In both Nigeria and the United States, she has taught and coordinated courses in African Literature, Caribbean Literature, Advanced Composition, Communication skills, English Composition, in colleges and Universities. Dr. Okechukwu has published prolifically: her book, Achebe the Orator: The Art of Persuasion in Chinua Achebe’s Novels (Greenwood Press, 2001), received strong, positive reviews; her article Oratory and Social Responsibility: Achebe’s Arrow of God was published in Calalloo: A Journal of African-American and African Arts and Letters (2002); her creative writing: her poem When Your House is Burning was published in Out of the Rough: Women’s Poems of Survival and Celebration; another poem, Is It Right, and two short stories, Safer Ground and Happy Survival, were published in Forced From the Garden: Poetry and Short Prose by Women (2003); her dirge, When the Vulture Is Sick, composed in honor of a fallen Igbo hero, Dr. Chuba Okadigbo (2003). Apart from publishing a scholarly book, poems in anthologies and scholarly articles, she has published a novel, The Predicament, (1998), two collections of Folktales, Folktales Among the Igbo (1997) and More Folktales Among the Igbo (1998); a novel, The Predicament (1998); a Collection of Short Stories, When Rain Beat the Cow in The Eyes (1998); a Collection of Poems, The Augean Stable; and a children’s book, Tortoise, the King, and Elephant.
INWELLE the pet name of my ancestor Enwelu m mmadu, meaning “I have somebody who can help,” is the force that propels the Inwelle Study and Resource Centre concepts and their executions.
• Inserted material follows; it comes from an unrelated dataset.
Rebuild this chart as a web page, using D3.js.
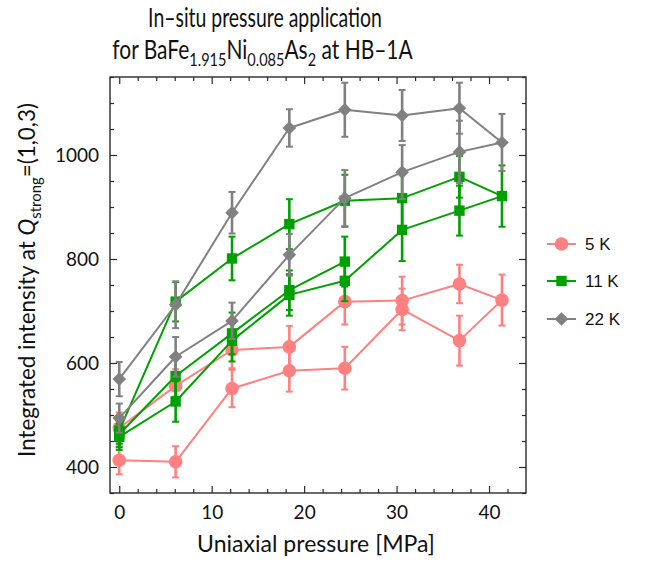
<!DOCTYPE html>
<html><head><meta charset="utf-8">
<script src="https://cdn.jsdelivr.net/npm/d3@7"></script>
<style>body{margin:0;background:#fff}svg{display:block}</style>
</head><body>
<script>
// ---- data ----
const series = ["5 K", "11 K", "22 K"];
const xTicks = [0, 10, 20, 30, 40];
const yTicks = [400, 600, 800, 1000];

const p5K = [0, 6.1, 12.2, 18.4, 24.4, 30.6, 36.8, 41.4, 36.8, 30.6, 24.4, 18.4, 12.2, 6.1, 0];
const i5K = [413, 410, 551, 585, 590, 703, 643, 721, 752, 720, 718, 631, 625, 556, 475];
const e5K = [27, 30, 36, 40, 41, 40, 48, 49, 37, 46, 44, 40, 35, 32, 30];

const p11K = [0, 6.1, 12.2, 18.4, 24.4, 30.6, 36.8, 41.4, 36.8, 30.6, 24.4, 18.4, 12.2, 6.1, 0, 0, 6.1, 12.2, 18.4, 24.4];
const i11K = [470, 718, 801, 867, 912, 917, 958, 921, 893, 856, 758, 731, 643, 526, 458, 463, 575, 657, 740, 795];
const e11K = [25, 38, 42, 48, 50, 55, 40, 59, 48, 60, 39, 40, 40, 39, 25, 25, 40, 40, 38, 48];

const p22K = [0, 6.1, 12.2, 18.4, 24.4, 30.6, 36.8, 41.4, 36.8, 30.6, 24.4, 18.4, 12.2, 6.1, 0];
const i22K = [569, 712, 889, 1052, 1087, 1076, 1090, 1024, 1006, 967, 917, 808, 681, 612, 494];
const e22K = [33, 45, 40, 36, 52, 49, 49, 55, 60, 52, 54, 40, 35, 38, 28];

const colors = ["#ff8080", "#00a000", "#808080"];
const shapes = ["circle", "square", "diamond"];

// ---- layout ----
const W = 657, H = 566;
const svg = d3.select("body").append("svg").attr("width", W).attr("height", H);
const FONT = "Lato, 'Open Sans', sans-serif";

const x = d3.scaleLinear().domain([-1, 44]).range([110, 526]);
const y = d3.scaleLinear().domain([350, 1150]).range([493, 77]);

const ink = "#2a2a2a";
function styleAxis(g, labels) {
  g.select(".domain").remove();
  g.selectAll(".tick line").attr("stroke", ink).attr("stroke-width", 1.2);
  if (!labels) g.selectAll(".tick text").remove();
  else g.selectAll(".tick text").attr("fill", "#111").style("font-family", FONT).style("font-size", "19px");
}
const minorX = d3.range(0, 44, 2).filter(v => v % 10 !== 0);
const minorY = d3.range(350, 1151, 50).filter(v => v % 200 !== 0);

// bottom
svg.append("g").attr("transform", `translate(0,${y.range()[0]})`)
  .call(d3.axisBottom(x).tickValues(xTicks).tickSize(-7).tickPadding(13).tickFormat(d3.format("d")))
  .call(g => styleAxis(g, true));
svg.append("g").attr("transform", `translate(0,${y.range()[0]})`)
  .call(d3.axisBottom(x).tickValues(minorX).tickSize(-4)).call(g => styleAxis(g, false));
// top
svg.append("g").attr("transform", `translate(0,${y.range()[1]})`)
  .call(d3.axisTop(x).tickValues(xTicks).tickSize(-7)).call(g => styleAxis(g, false));
svg.append("g").attr("transform", `translate(0,${y.range()[1]})`)
  .call(d3.axisTop(x).tickValues(minorX).tickSize(-4)).call(g => styleAxis(g, false));
// left
svg.append("g").attr("transform", `translate(${x.range()[0]},0)`)
  .call(d3.axisLeft(y).tickValues(yTicks).tickSize(-7).tickPadding(11).tickFormat(d3.format("d")))
  .call(g => styleAxis(g, true));
svg.append("g").attr("transform", `translate(${x.range()[0]},0)`)
  .call(d3.axisLeft(y).tickValues(minorY).tickSize(-4)).call(g => styleAxis(g, false));
// right
svg.append("g").attr("transform", `translate(${x.range()[1]},0)`)
  .call(d3.axisRight(y).tickValues(yTicks).tickSize(-7)).call(g => styleAxis(g, false));
svg.append("g").attr("transform", `translate(${x.range()[1]},0)`)
  .call(d3.axisRight(y).tickValues(minorY).tickSize(-4)).call(g => styleAxis(g, false));

// frame
svg.append("rect").attr("x", x.range()[0]).attr("y", y.range()[1])
  .attr("width", x.range()[1] - x.range()[0]).attr("height", y.range()[0] - y.range()[1])
  .attr("fill", "none").attr("stroke", ink).attr("stroke-width", 1.4);

// ---- series ----
const data = [
  p5K.map((p, i) => ({p, v: i5K[i], e: e5K[i]})),
  p11K.map((p, i) => ({p, v: i11K[i], e: e11K[i]})),
  p22K.map((p, i) => ({p, v: i22K[i], e: e22K[i]}))
];
const line = d3.line().x(d => x(d.p)).y(d => y(d.v));

function marker(g, shape, color, cx, cy) {
  if (shape === "circle") g.append("circle").attr("cx", cx).attr("cy", cy).attr("r", 6.8).attr("fill", color);
  else if (shape === "square") g.append("rect").attr("x", cx - 5.2).attr("y", cy - 5.2).attr("width", 10.4).attr("height", 10.4).attr("fill", color);
  else g.append("path").attr("d", `M${cx},${cy - 6.8}L${cx + 6.8},${cy}L${cx},${cy + 6.8}L${cx - 6.8},${cy}Z`).attr("fill", color);
}

const plot = svg.append("g");
data.forEach((d, si) => {
  const g = plot.append("g");
  const c = colors[si];
  g.append("path").datum(d).attr("d", line).attr("fill", "none").attr("stroke", c).attr("stroke-width", 2).attr("stroke-linejoin", "round");
  const eb = g.append("g").attr("stroke", c);
  d.forEach(pt => {
    const cx = x(pt.p), y1 = y(pt.v + pt.e), y2 = y(pt.v - pt.e);
    eb.append("line").attr("x1", cx).attr("x2", cx).attr("y1", y1).attr("y2", y2).attr("stroke-width", 2.6);
    eb.append("line").attr("x1", cx - 3.5).attr("x2", cx + 3.5).attr("y1", y1).attr("y2", y1).attr("stroke-width", 2);
    eb.append("line").attr("x1", cx - 3.5).attr("x2", cx + 3.5).attr("y1", y2).attr("y2", y2).attr("stroke-width", 2);
  });
  d.forEach(pt => marker(g, shapes[si], c, x(pt.p), y(pt.v)));
});

// ---- legend ----
const legY = [244, 281, 319];
series.forEach((s, i) => {
  const g = svg.append("g");
  g.append("line").attr("x1", 547).attr("x2", 576).attr("y1", legY[i]).attr("y2", legY[i]).attr("stroke", colors[i]).attr("stroke-width", 2);
  marker(g, shapes[i], colors[i], 561.5, legY[i]);
  g.append("text").attr("x", 585).attr("y", legY[i]).attr("dy", "0.36em").text(s)
    .style("font-family", "'Liberation Sans', Arial, sans-serif").style("font-size", "17px").attr("fill", "#111");
});

// ---- texts ----
function fitX(t, w, extra) {
  const bw = t.node().getBBox().width;
  const s = w / bw;
  t.attr("transform", (extra || "") + ` scale(${s},1)`);
}
// title
const t1 = svg.append("text").attr("text-anchor", "middle").style("font-family", FONT).style("font-size", "26px").attr("fill", "#111")
  .text("In–situ pressure application");
t1.attr("x", 0).attr("y", 0);
fitX(t1, 234, "translate(265,27)");

const t2 = svg.append("text").attr("text-anchor", "middle").style("font-family", FONT).style("font-size", "26px").attr("fill", "#111");
t2.append("tspan").text("for BaFe");
t2.append("tspan").attr("dy", 7).style("font-size", "18px").text("1.915");
t2.append("tspan").attr("dy", -7).text("Ni");
t2.append("tspan").attr("dy", 7).style("font-size", "18px").text("0.085");
t2.append("tspan").attr("dy", -7).text("As");
t2.append("tspan").attr("dy", 7).style("font-size", "18px").text("2");
t2.append("tspan").attr("dy", -7).text(" at HB–1A");
fitX(t2, 301, "translate(262.5,59)");

// x label
const xl = svg.append("text").attr("text-anchor", "middle").style("font-family", FONT).style("font-size", "24px").attr("fill", "#111")
  .text("Uniaxial pressure [MPa]");
fitX(xl, 238, "translate(316,552)");

// y label
const yl = svg.append("text").attr("text-anchor", "middle").style("font-family", FONT).style("font-size", "24px").attr("fill", "#111");
yl.append("tspan").text("Integrated intensity at ");
yl.append("tspan").style("font-style", "italic").text("Q");
yl.append("tspan").attr("dy", 6).style("font-size", "16px").text("strong");
yl.append("tspan").attr("dy", -6).text("=(1,0,3)");
fitX(yl, 354, "translate(35,280) rotate(-90)");
</script>
</body></html>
Inwelle Centre seeks to propagate the concept that anybody who has someone to help will always be able to accomplish great things. Therefore, Inwelle Centre programmes will always be geared towards helping the underprivileged at any opportunity that presents itself. We at the Centre hope to empower the participants, especially the indigent youths, and women at the Centre to achieve academic success and tap into the global village. Thank you all for being part of our exciting Centre. I also thank you on behalf of the youths at the Centre whose lives you help to enhance. We will not be able carry out our projects without your support. We were able to install our VSAT. We were able to hold a life enhancing Participatory Learning Boot Camp. We were able to carry out our Catch -the –Young Project. We have had three symposia since we started in 2007. Every year, we have continued to make a bigger difference than we made in the previous year.
We have been able to train many young people to become computer literate. We housed and fed youths during our articipatory academic boot camp. A great number of our boot camp participants have been emboldened by their experiences. Some have been admitted into the area universities as they were able to pass their college qualifying exams. Some have become technologically savvy. Some of our youths now feel confident to write their college essays. Some even present at symposia– a sign of great things to come as we keep forging on in empowering the youths to realize their potentials. Global Fund for Women supported us in 2009. We thank officers. Their help enabled us to have internet connection at the Centre. We are still appealing to our various Inwelle Friends and supporters to keep on believing in our projects and supporting us so that we can execute even greater projects in years to come. Our focus for the next two years is the place of youths in a democratic process and preventing violence against women. We are embarking on our virtual village square project by the end of 2012. Once again, thanks for supporting us.
Prof. Christiana Okechukwu, Ph.D.,
Founding President & Executive Director, Inwelle Study & Resource Centre, Enugu, Nigeria.
Modes of Empowerment
- Carry out projects that will impart skills that will enable youths and women work and pay for tuition while going to school.
- Educate families and the community on the need to channel youth energy into self- sustaining projects that will make them face adulthood with hope.
- Provide a central place within one hour driving distance for the faculty and students and researchers in the higher institutions to go and research in an academic materially rich set up.
- Provide a conducive atmosphere for study and research. Provide a place for longer stay such as weekends where necessary for the purposes of research.
- Hold seminars and symposia for the area faculty and researchers, young people, and the community.
- Run skill acquisition workshops.
- Give mass computer literacy training Expand the participants’ learning experience through the use of digital resources, and impart skills in information processing and information technology acquisition.
- Convene international conferences so as to give opportunities for those researchers and faculty that could not go outside the country to meet with their counterparts from other places.
- Encourage exchange of ideas further by hosting short term 2-4 weeks seminars involving teachers abroad and those within.